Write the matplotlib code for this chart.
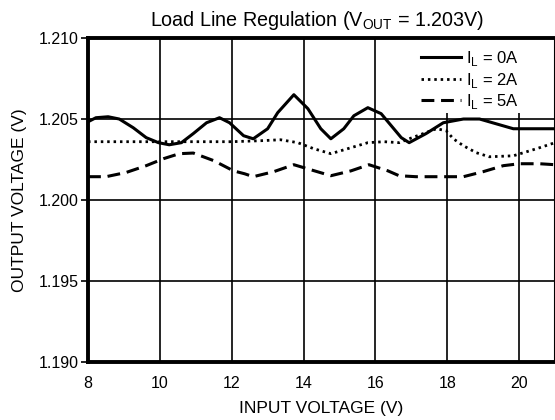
import matplotlib.pyplot as plt
from matplotlib.patches import Rectangle
from matplotlib.ticker import FormatStrFormatter

plt.rcParams['font.family'] = ['Liberation Sans', 'DejaVu Sans']

# Data (input voltage V, output voltage V)
vin_0a = [8.0, 8.22, 8.56, 8.87, 9.26, 9.62, 9.96, 10.26, 10.6, 10.93, 11.3, 11.66, 11.94, 12.33,
          12.6, 13.0, 13.28, 13.73, 14.12, 14.48, 14.76, 15.12, 15.4, 15.79, 16.16, 16.44, 16.72,
          16.94, 17.41, 17.89, 18.45, 18.9, 19.37, 19.84, 20.49, 21.0]
vout_0a = [1.20483, 1.20508, 1.20514, 1.2050, 1.20446, 1.20385, 1.20354, 1.20341, 1.20354, 1.2041,
           1.20477, 1.20508, 1.20477, 1.20397, 1.20378, 1.2044, 1.20539, 1.2065, 1.20564, 1.2044,
           1.20378, 1.2044, 1.2052, 1.2057, 1.20533, 1.20459, 1.20385, 1.20354, 1.2041, 1.20477,
           1.2050, 1.2050, 1.2047, 1.2044, 1.2044, 1.2044]

vin_2a = [8.0, 9.0, 10.0, 11.0, 12.0, 12.8, 13.36, 13.84, 14.28, 14.76, 15.23, 15.79, 16.24, 16.66,
          16.94, 17.33, 17.7, 17.97, 18.17, 18.45, 18.81, 19.17, 19.84, 20.49, 21.0]
vout_2a = [1.2036, 1.2036, 1.2036, 1.2036, 1.2036, 1.20366, 1.20372, 1.20354, 1.20317, 1.20286,
           1.20317, 1.20354, 1.2036, 1.20354, 1.20378, 1.2041, 1.2044, 1.20428, 1.20378, 1.20335,
           1.20292, 1.20267, 1.20273, 1.20317, 1.20354]

vin_5a = [8.0, 8.5, 9.06, 9.62, 10.1, 10.54, 10.93, 11.5, 12.05, 12.36, 12.6, 13.17, 13.73, 14.2,
          14.76, 15.32, 15.82, 16.35, 16.66, 17.13, 18.45, 19.0, 19.56, 20.01, 20.57, 21.0]
vout_5a = [1.20144, 1.20144, 1.2017, 1.20212, 1.20255, 1.20286, 1.2029, 1.20243, 1.2018, 1.20162,
           1.20144, 1.20175, 1.20218, 1.20187, 1.2015, 1.2018, 1.20218, 1.2018, 1.2015, 1.20144,
           1.20144, 1.20175, 1.20212, 1.20224, 1.20224, 1.20218]

x_ticks = [8, 10, 12, 14, 16, 18, 20]
y_ticks = [1.190, 1.195, 1.200, 1.205, 1.210]

fig = plt.figure(figsize=(5.55, 4.2), dpi=100)
ax = fig.add_axes([0.1586, 0.138, 0.8414, 0.7715])
ax.set_axisbelow(True)

ax.plot(vin_0a, vout_0a, color='black', lw=2.2, ls='-', label='I$_\\mathregular{L}$ = 0A', zorder=3)
ax.plot(vin_2a, vout_2a, color='black', lw=2.0, ls=(0, (0.9, 1.4)), label='I$_\\mathregular{L}$ = 2A', zorder=3)
ax.plot(vin_5a, vout_5a, color='black', lw=2.2, ls=(0, (4.2, 2.2)), label='I$_\\mathregular{L}$ = 5A', zorder=3)

ax.set_xlim(8, 21)
ax.set_ylim(1.190, 1.210)
ax.set_xticks(x_ticks)
ax.set_yticks(y_ticks)
ax.yaxis.set_major_formatter(FormatStrFormatter('%.3f'))
ax.grid(True, color='black', lw=1.2)
ax.tick_params(axis='y', direction='out', length=5, width=1.2, labelsize=11.5, pad=2)
ax.tick_params(axis='x', length=0, labelsize=11.5, pad=10)
for side in ['left', 'bottom', 'top']:
    ax.spines[side].set_linewidth(2.8)
ax.spines['right'].set_linewidth(1.5)

ax.set_xlabel('INPUT VOLTAGE (V)', fontsize=12.5, labelpad=7)
ax.set_ylabel('OUTPUT VOLTAGE (V)', fontsize=12.5, labelpad=8)
ax.set_title('Load Line Regulation (V$_\\mathregular{OUT}$ = 1.203V)', fontsize=14.2, pad=9, x=0.49)

# white box behind the legend hides the grid there
ax.add_patch(Rectangle((0.70, 0.768), 0.30, 0.232, transform=ax.transAxes,
                       facecolor='white', edgecolor='none', zorder=1))

leg = ax.legend(loc='upper left', bbox_to_anchor=(0.714, 0.966), frameon=False, fontsize=12,
                handlelength=2.4, handletextpad=0.3, labelspacing=0.15,
                borderpad=0, borderaxespad=0)

fig.savefig('out.png', dpi=100)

-- GIVEN PROBLEM --
Copy every line above word for word and exclude the pictures.

-- COMPLETED EXERCISE --
Write the matplotlib code for this chart.
import matplotlib.pyplot as plt
from matplotlib.patches import Rectangle
from matplotlib.ticker import FormatStrFormatter

plt.rcParams['font.family'] = ['Liberation Sans', 'DejaVu Sans']

# Data (input voltage V, output voltage V)
vin_0a = [8.0, 8.22, 8.56, 8.87, 9.26, 9.62, 9.96, 10.26, 10.6, 10.93, 11.3, 11.66, 11.94, 12.33,
          12.6, 13.0, 13.28, 13.73, 14.12, 14.48, 14.76, 15.12, 15.4, 15.79, 16.16, 16.44, 16.72,
          16.94, 17.41, 17.89, 18.45, 18.9, 19.37, 19.84, 20.49, 21.0]
vout_0a = [1.20483, 1.20508, 1.20514, 1.2050, 1.20446, 1.20385, 1.20354, 1.20341, 1.20354, 1.2041,
           1.20477, 1.20508, 1.20477, 1.20397, 1.20378, 1.2044, 1.20539, 1.2065, 1.20564, 1.2044,
           1.20378, 1.2044, 1.2052, 1.2057, 1.20533, 1.20459, 1.20385, 1.20354, 1.2041, 1.20477,
           1.2050, 1.2050, 1.2047, 1.2044, 1.2044, 1.2044]

vin_2a = [8.0, 9.0, 10.0, 11.0, 12.0, 12.8, 13.36, 13.84, 14.28, 14.76, 15.23, 15.79, 16.24, 16.66,
          16.94, 17.33, 17.7, 17.97, 18.17, 18.45, 18.81, 19.17, 19.84, 20.49, 21.0]
vout_2a = [1.2036, 1.2036, 1.2036, 1.2036, 1.2036, 1.20366, 1.20372, 1.20354, 1.20317, 1.20286,
           1.20317, 1.20354, 1.2036, 1.20354, 1.20378, 1.2041, 1.2044, 1.20428, 1.20378, 1.20335,
           1.20292, 1.20267, 1.20273, 1.20317, 1.20354]

vin_5a = [8.0, 8.5, 9.06, 9.62, 10.1, 10.54, 10.93, 11.5, 12.05, 12.36, 12.6, 13.17, 13.73, 14.2,
          14.76, 15.32, 15.82, 16.35, 16.66, 17.13, 18.45, 19.0, 19.56, 20.01, 20.57, 21.0]
vout_5a = [1.20144, 1.20144, 1.2017, 1.20212, 1.20255, 1.20286, 1.2029, 1.20243, 1.2018, 1.20162,
           1.20144, 1.20175, 1.20218, 1.20187, 1.2015, 1.2018, 1.20218, 1.2018, 1.2015, 1.20144,
           1.20144, 1.20175, 1.20212, 1.20224, 1.20224, 1.20218]

x_ticks = [8, 10, 12, 14, 16, 18, 20]
y_ticks = [1.190, 1.195, 1.200, 1.205, 1.210]

fig = plt.figure(figsize=(5.55, 4.2), dpi=100)
ax = fig.add_axes([0.1586, 0.138, 0.8414, 0.7715])
ax.set_axisbelow(True)

ax.plot(vin_0a, vout_0a, color='black', lw=2.2, ls='-', label='I$_\\mathregular{L}$ = 0A', zorder=3)
ax.plot(vin_2a, vout_2a, color='black', lw=2.0, ls=(0, (0.9, 1.4)), label='I$_\\mathregular{L}$ = 2A', zorder=3)
ax.plot(vin_5a, vout_5a, color='black', lw=2.2, ls=(0, (4.2, 2.2)), label='I$_\\mathregular{L}$ = 5A', zorder=3)

ax.set_xlim(8, 21)
ax.set_ylim(1.190, 1.210)
ax.set_xticks(x_ticks)
ax.set_yticks(y_ticks)
ax.yaxis.set_major_formatter(FormatStrFormatter('%.3f'))
ax.grid(True, color='black', lw=1.2)
ax.tick_params(axis='y', direction='out', length=5, width=1.2, labelsize=11.5, pad=2)
ax.tick_params(axis='x', length=0, labelsize=11.5, pad=10)
for side in ['left', 'bottom', 'top']:
    ax.spines[side].set_linewidth(2.8)
ax.spines['right'].set_linewidth(1.5)

ax.set_xlabel('INPUT VOLTAGE (V)', fontsize=12.5, labelpad=7)
ax.set_ylabel('OUTPUT VOLTAGE (V)', fontsize=12.5, labelpad=8)
ax.set_title('Load Line Regulation (V$_\\mathregular{OUT}$ = 1.203V)', fontsize=14.2, pad=9, x=0.49)

# white box behind the legend hides the grid there
ax.add_patch(Rectangle((0.70, 0.768), 0.30, 0.232, transform=ax.transAxes,
                       facecolor='white', edgecolor='none', zorder=1))

leg = ax.legend(loc='upper left', bbox_to_anchor=(0.714, 0.966), frameon=False, fontsize=12,
                handlelength=2.4, handletextpad=0.3, labelspacing=0.15,
                borderpad=0, borderaxespad=0)

fig.savefig('out.png', dpi=100)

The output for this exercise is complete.